(1951- ) American film director; directed/produced primarily action movies including major hits Die Hard and Predator.

Born in 1951, McTiernan grew up around the theater, thanks to his father's career as an opera singer. He appeared in several bit parts in his father's shows. The drama bug bit, and John studied film at Julliard and later New York University.

After building a reperoire of techniques and skills through directing television commercials, McTiernan debuted as a feature director with a weakly-received and mostly standard-fare (at the time) horror movie, Nomads.

McTiernan's sophomore effort, Predator soon followed. It was the second outing for Arnold Schwarzenegger as an actor and not just a pile of muscles (the first being 1985's Commando).
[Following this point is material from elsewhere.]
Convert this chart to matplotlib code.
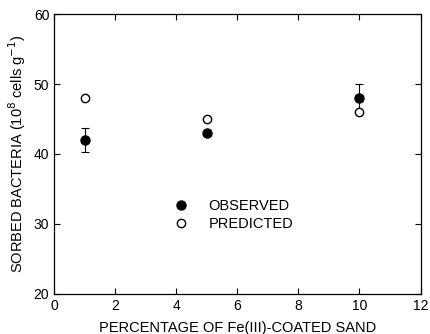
import matplotlib
matplotlib.use("Agg")
import matplotlib.pyplot as plt
from matplotlib.lines import Line2D

plt.rcParams['font.family'] = ['Liberation Sans', 'DejaVu Sans']

fe_percent = [1, 5, 10]
observed = [42, 43, 48]
observed_err = [1.7, 0.0, 2.0]
predicted = [48, 45, 46]


def main():
    fig = plt.figure(figsize=(4.3, 3.34), dpi=100)
    ax = fig.add_axes([0.126, 0.12, 0.852, 0.838])

    ax.errorbar(fe_percent, observed, yerr=observed_err, fmt='o', color='black',
                markersize=6.5, elinewidth=0.8, capsize=3, capthick=0.8, zorder=2)
    ax.plot(fe_percent, predicted, 'o', markerfacecolor='white', markeredgecolor='black',
            markersize=6, markeredgewidth=1.0, zorder=3)

    ax.set_xlim(0, 12)
    ax.set_ylim(20, 60)
    ax.set_xticks(range(0, 13, 2))
    ax.set_yticks(range(20, 61, 10))
    ax.tick_params(direction='in', top=True, right=True, length=4, width=0.8, labelsize=10)
    for s in ax.spines.values():
        s.set_linewidth(0.9)

    ax.set_xlabel('PERCENTAGE OF Fe(III)-COATED SAND', fontsize=10.5, labelpad=6)
    ax.set_ylabel('SORBED BACTERIA (10$^8$ cells g$^{-1}$)', fontsize=10.5, labelpad=4)

    handles = [
        Line2D([], [], marker='o', linestyle='none', color='black', markersize=6.5),
        Line2D([], [], marker='o', linestyle='none', markerfacecolor='white',
               markeredgecolor='black', markersize=6, markeredgewidth=1.0),
    ]
    ax.legend(handles, ['OBSERVED', 'PREDICTED'], loc=(0.31, 0.205), frameon=False,
              fontsize=10.5, handletextpad=1.4, labelspacing=0.25, handlelength=1.0)

    plt.savefig("out.png", dpi=100)


if __name__ == "__main__":
    main()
This sci-fi adventure creatively used available technology to thrill and chill audiences in ways much more effectively than saran-wrapped Michael Rennie or plywood Daleks -- and way closer to home than the far-away future planet of LV-426. The well-depicted interstellar safari hunter who can see his prey while remaining invisible to it terrified an entire generation of children.

A year later, however, McTiernan broke the mold again and established the benchmark for all future action films. With Die Hard, starring Bruce Willis (who before Die Hard was widely recognized as just a cute face from Moonlighting), McTiernan wove an intense plot, creative and cunning villains, emotional struggle, and even a bit of political commentary into a film which breathed new life into a genre that many considered beaten and destined for B-movie obscureness.

In the 1990s, McTiernan continued to churn out hits including the first of Tom Clancy's Jack Ryan stories to be translated to the big screen, The Hunt for Red October. He again directed Sean Connery in The Medicine Man and later re-teamed with Schwartzenegger for the childhood-fantasy Last Action Hero. After Renny Harlin directed the second movie in the Die Hard franchise, McTiernan was behind the reins of the much more ambitious and smarter Die Hard: With a Vengeance.

After a relative flop, The 13th Warrior, which relied heavily on Americans' ignorance of other races (casting Spanish Antonio Banderas as Arab Ahmed Ibn Fadlan), McTiernan returned to fame (and infamy, in regards to Rollerball) with remakes of two Norman Jewison movies, The Thomas Crown Affair (starring Pierce Brosnan, who McTiernan had previously directed in Nomads) and Rollerball.

Mr. McTiernan is currently working on a project due for a 2003 release, Basic: a John Travolta and Sam Jackson vehicle about a DEA agent investing a suspected Army conspiracy.